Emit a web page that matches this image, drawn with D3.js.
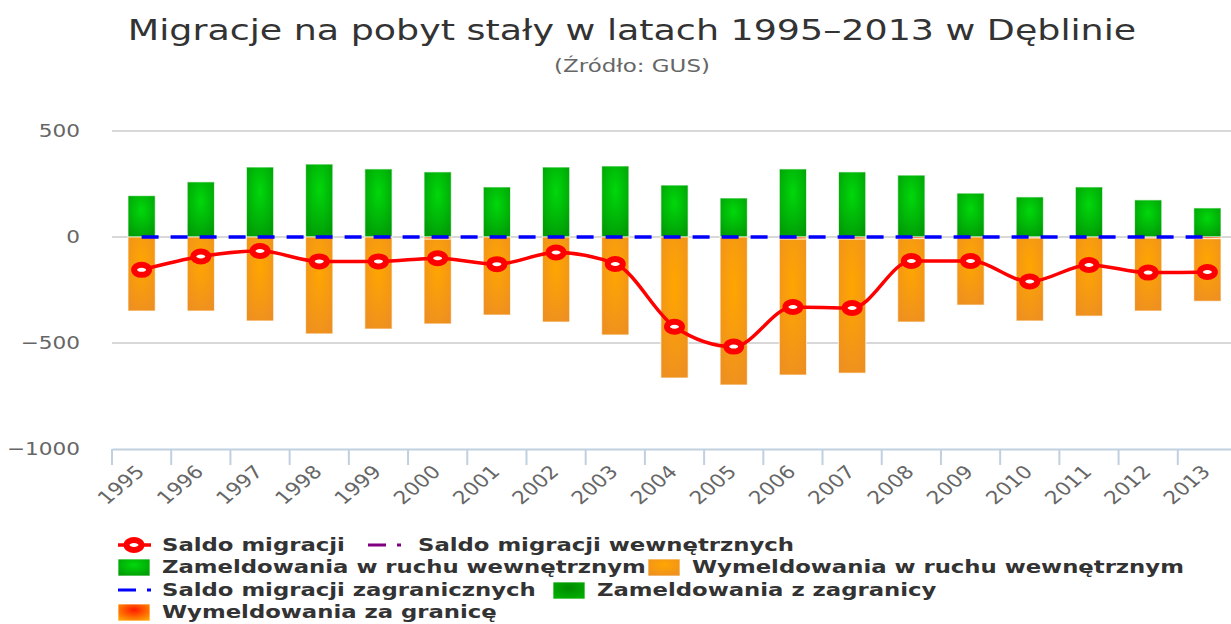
<!DOCTYPE html>
<html>
<head>
<meta charset="utf-8">
<script src="https://cdn.jsdelivr.net/npm/d3@7"></script>
<style>
  body { margin: 0; background: #fff; }
  svg { display: block; font-family: "DejaVu Sans", sans-serif; }
</style>
</head>
<body>
<div class="chart"></div>
<script>
// data
const years = ['1995','1996','1997','1998','1999','2000','2001','2002','2003','2004',
               '2005','2006','2007','2008','2009','2010','2011','2012','2013'];
const saldo = [-155,-92,-66,-115,-115,-100,-128,-73,-127,-423,-517,-330,-335,-113,-113,-210,-132,-168,-165];
const saldoWewn = [-155,-92,-66,-115,-115,-100,-128,-73,-127,-423,-517,-330,-335,-113,-113,-210,-132,-168,-165];
const zamWewn = [195,260,330,344,321,307,236,330,335,245,184,321,307,292,207,189,236,175,137];
const wymWewn = [-349,-349,-396,-457,-434,-400,-368,-401,-462,-665,-698,-641,-632,-393,-321,-391,-373,-344,-295];
const saldoZagr = [0,0,0,0,0,0,0,0,0,0,0,0,0,0,0,0,0,0,0];
const zamZagr = [0,0,0,0,0,0,0,0,0,0,0,0,0,0,0,0,0,0,0];
const wymZagr = [0,0,0,0,0,-10,0,0,0,0,0,-10,-10,-8,0,-5,0,-5,-8];
const yTicks = [500, 0, -500, -1000];

const W = 1231, H = 624;

const svg = d3.select('.chart').append('svg')
  .attr('width', W).attr('height', H);

const defs = svg.append('defs');
function radial(id, inner, outer) {
  const g = defs.append('radialGradient').attr('id', id)
    .attr('cx', '50%').attr('cy', '35%').attr('r', '70%');
  g.append('stop').attr('offset', '0%').attr('stop-color', inner);
  g.append('stop').attr('offset', '100%').attr('stop-color', outer);
}
radial('gGreen', '#00d80a', '#009c06');
radial('gOrange', '#ffa600', '#ee9020');
radial('gDark', '#008a00', '#00b000');
radial('gRed', '#ff1a00', '#ffa000');

// text stretched horizontally, like the reference picture
function label(parent, x, y, k, rot) {
  return parent.append('text')
    .attr('transform', `translate(${x},${y}) scale(${k},1)` + (rot ? ` rotate(${rot})` : ''));
}

const xScale = d3.scaleBand().domain(years).range([112, 1237]);
const yScale = d3.scaleLinear().domain([-1000, 500]).range([449, 131]);

// title
label(svg, 632, 40, 1.3)
  .attr('text-anchor', 'middle')
  .attr('font-size', 28).attr('fill', '#333')
  .text('Migracje na pobyt stały w latach 1995–2013 w Dęblinie');
label(svg, 632, 72, 1.35)
  .attr('text-anchor', 'middle')
  .attr('font-size', 17).attr('fill', '#666')
  .text('(Źródło: GUS)');

// grid
svg.append('g').selectAll('line')
  .data(yTicks.filter(d => d > -1000))
  .enter().append('line')
  .attr('x1', 112).attr('x2', W)
  .attr('y1', d => yScale(d)).attr('y2', d => yScale(d))
  .attr('stroke', '#d8d8d8').attr('stroke-width', 2);

const yLab = svg.append('g');
yTicks.forEach(t => {
  label(yLab, 80, yScale(t), 1.2)
    .attr('dy', '0.35em')
    .attr('text-anchor', 'end')
    .attr('font-size', 18).attr('fill', '#666')
    .text(d3.format('d')(t));
});

// x axis
const xAxis = d3.axisBottom(xScale).tickSize(0).tickFormat('');
svg.append('g').attr('transform', `translate(0, ${yScale(-1000)})`)
  .call(xAxis)
  .call(g => g.select('.domain').attr('stroke', '#c0d0e0').attr('stroke-width', 2));

svg.append('g').selectAll('line')
  .data(years)
  .enter().append('line')
  .attr('x1', d => xScale(d)).attr('x2', d => xScale(d))
  .attr('y1', yScale(-1000)).attr('y2', yScale(-1000) + 16)
  .attr('stroke', '#c0d0e0').attr('stroke-width', 2);

const xLab = svg.append('g');
years.forEach(y => {
  label(xLab, xScale(y) + xScale.bandwidth() / 2 + 4, 473, 1.2, -45)
    .attr('text-anchor', 'end')
    .attr('font-size', 18).attr('fill', '#666')
    .text(y);
});

// bars
const bw = xScale.bandwidth() * 0.46;
const bx = d => xScale(d) + (xScale.bandwidth() - bw) / 2;

function bars(vals, base, fill) {
  svg.append('g').selectAll('rect')
    .data(years)
    .enter().append('rect')
    .attr('x', d => bx(d))
    .attr('width', bw)
    .attr('y', (d, i) => {
      const b = base ? base[i] : 0;
      return Math.min(yScale(b), yScale(b + vals[i]));
    })
    .attr('height', (d, i) => {
      const b = base ? base[i] : 0;
      return Math.abs(yScale(b + vals[i]) - yScale(b));
    })
    .attr('fill', fill)
    .attr('stroke', 'rgba(255,255,255,0.7)').attr('stroke-width', 1);
}
bars(zamZagr, null, 'url(#gDark)');
bars(zamWewn, zamZagr, 'url(#gGreen)');
bars(wymZagr, null, 'url(#gRed)');
bars(wymWewn, wymZagr, 'url(#gOrange)');

// lines
const cx = d => xScale(d) + xScale.bandwidth() / 2;

svg.append('path')
  .datum(saldoZagr)
  .attr('fill', 'none').attr('stroke', '#0000ff').attr('stroke-width', 3.5)
  .attr('stroke-dasharray', '17,12')
  .attr('d', d3.line().x((d, i) => cx(years[i])).y(d => yScale(d)));

svg.append('path')
  .datum(saldoWewn)
  .attr('fill', 'none').attr('stroke', '#800080').attr('stroke-width', 2)
  .attr('stroke-dasharray', '12,5,3,5')
  .attr('d', d3.line().x((d, i) => cx(years[i])).y(d => yScale(d)).curve(d3.curveMonotoneX));

svg.append('path')
  .datum(saldo)
  .attr('fill', 'none').attr('stroke', '#ff0000').attr('stroke-width', 3.5)
  .attr('d', d3.line().x((d, i) => cx(years[i])).y(d => yScale(d)).curve(d3.curveMonotoneX));

svg.append('g').selectAll('ellipse')
  .data(saldo)
  .enter().append('ellipse')
  .attr('cx', (d, i) => cx(years[i]))
  .attr('cy', d => yScale(d))
  .attr('rx', 7.5).attr('ry', 5)
  .attr('fill', '#fff').attr('stroke', '#ff0000').attr('stroke-width', 6);

// legend
const legend = svg.append('g').attr('font-size', 17).attr('font-weight', 'bold').attr('fill', '#333');
const items = [
  {x: 118, y: 545, type: 'marker', label: 'Saldo migracji'},
  {x: 368, y: 545, type: 'dashdot', color: '#800080', label: 'Saldo migracji wewnętrznych'},
  {x: 118, y: 567, type: 'rect', color: 'url(#gGreen)', label: 'Zameldowania w ruchu wewnętrznym'},
  {x: 648, y: 567, type: 'rect', color: 'url(#gOrange)', label: 'Wymeldowania w ruchu wewnętrznym'},
  {x: 118, y: 590, type: 'dash', color: '#0000ff', label: 'Saldo migracji zagranicznych'},
  {x: 553, y: 590, type: 'rect', color: 'url(#gDark)', label: 'Zameldowania z zagranicy'},
  {x: 118, y: 612, type: 'rect', color: 'url(#gRed)', label: 'Wymeldowania za granicę'}
];
items.forEach(it => {
  const g = legend.append('g');
  if (it.type === 'rect') {
    g.append('rect').attr('x', it.x).attr('y', it.y - 8).attr('width', 32).attr('height', 17)
      .attr('fill', it.color).attr('stroke', 'rgba(255,255,255,0.7)');
  } else if (it.type === 'marker') {
    g.append('line').attr('x1', it.x).attr('x2', it.x + 33).attr('y1', it.y).attr('y2', it.y)
      .attr('stroke', '#ff0000').attr('stroke-width', 3.5);
    g.append('ellipse').attr('cx', it.x + 16).attr('cy', it.y).attr('rx', 7.5).attr('ry', 5)
      .attr('fill', '#fff').attr('stroke', '#ff0000').attr('stroke-width', 6);
  } else {
    g.append('line').attr('x1', it.x).attr('x2', it.x + 18).attr('y1', it.y).attr('y2', it.y)
      .attr('stroke', it.color).attr('stroke-width', 3);
    g.append('line').attr('x1', it.x + 29).attr('x2', it.x + 33).attr('y1', it.y).attr('y2', it.y)
      .attr('stroke', it.color).attr('stroke-width', 3);
  }
  const tx = it.x + 44 + (it.type === 'dashdot' ? 6 : 0);
  label(g, tx, it.y, 1.34).attr('dy', '0.35em').text(it.label);
});
</script>
</body>
</html>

**Exercise details**
Without the pictures, please reproduce each line of the listing above exactly, from the first one through the line bearing "d3.scaleLinear().domain([-1000, 500]).range([449, 131]);".

**Solution for this exercise**
Emit a web page that matches this image, drawn with D3.js.
<!DOCTYPE html>
<html>
<head>
<meta charset="utf-8">
<script src="https://cdn.jsdelivr.net/npm/d3@7"></script>
<style>
  body { margin: 0; background: #fff; }
  svg { display: block; font-family: "DejaVu Sans", sans-serif; }
</style>
</head>
<body>
<div class="chart"></div>
<script>
// data
const years = ['1995','1996','1997','1998','1999','2000','2001','2002','2003','2004',
               '2005','2006','2007','2008','2009','2010','2011','2012','2013'];
const saldo = [-155,-92,-66,-115,-115,-100,-128,-73,-127,-423,-517,-330,-335,-113,-113,-210,-132,-168,-165];
const saldoWewn = [-155,-92,-66,-115,-115,-100,-128,-73,-127,-423,-517,-330,-335,-113,-113,-210,-132,-168,-165];
const zamWewn = [195,260,330,344,321,307,236,330,335,245,184,321,307,292,207,189,236,175,137];
const wymWewn = [-349,-349,-396,-457,-434,-400,-368,-401,-462,-665,-698,-641,-632,-393,-321,-391,-373,-344,-295];
const saldoZagr = [0,0,0,0,0,0,0,0,0,0,0,0,0,0,0,0,0,0,0];
const zamZagr = [0,0,0,0,0,0,0,0,0,0,0,0,0,0,0,0,0,0,0];
const wymZagr = [0,0,0,0,0,-10,0,0,0,0,0,-10,-10,-8,0,-5,0,-5,-8];
const yTicks = [500, 0, -500, -1000];

const W = 1231, H = 624;

const svg = d3.select('.chart').append('svg')
  .attr('width', W).attr('height', H);

const defs = svg.append('defs');
function radial(id, inner, outer) {
  const g = defs.append('radialGradient').attr('id', id)
    .attr('cx', '50%').attr('cy', '35%').attr('r', '70%');
  g.append('stop').attr('offset', '0%').attr('stop-color', inner);
  g.append('stop').attr('offset', '100%').attr('stop-color', outer);
}
radial('gGreen', '#00d80a', '#009c06');
radial('gOrange', '#ffa600', '#ee9020');
radial('gDark', '#008a00', '#00b000');
radial('gRed', '#ff1a00', '#ffa000');

// text stretched horizontally, like the reference picture
function label(parent, x, y, k, rot) {
  return parent.append('text')
    .attr('transform', `translate(${x},${y}) scale(${k},1)` + (rot ? ` rotate(${rot})` : ''));
}

const xScale = d3.scaleBand().domain(years).range([112, 1237]);
const yScale = d3.scaleLinear().domain([-1000, 500]).range([449, 131]);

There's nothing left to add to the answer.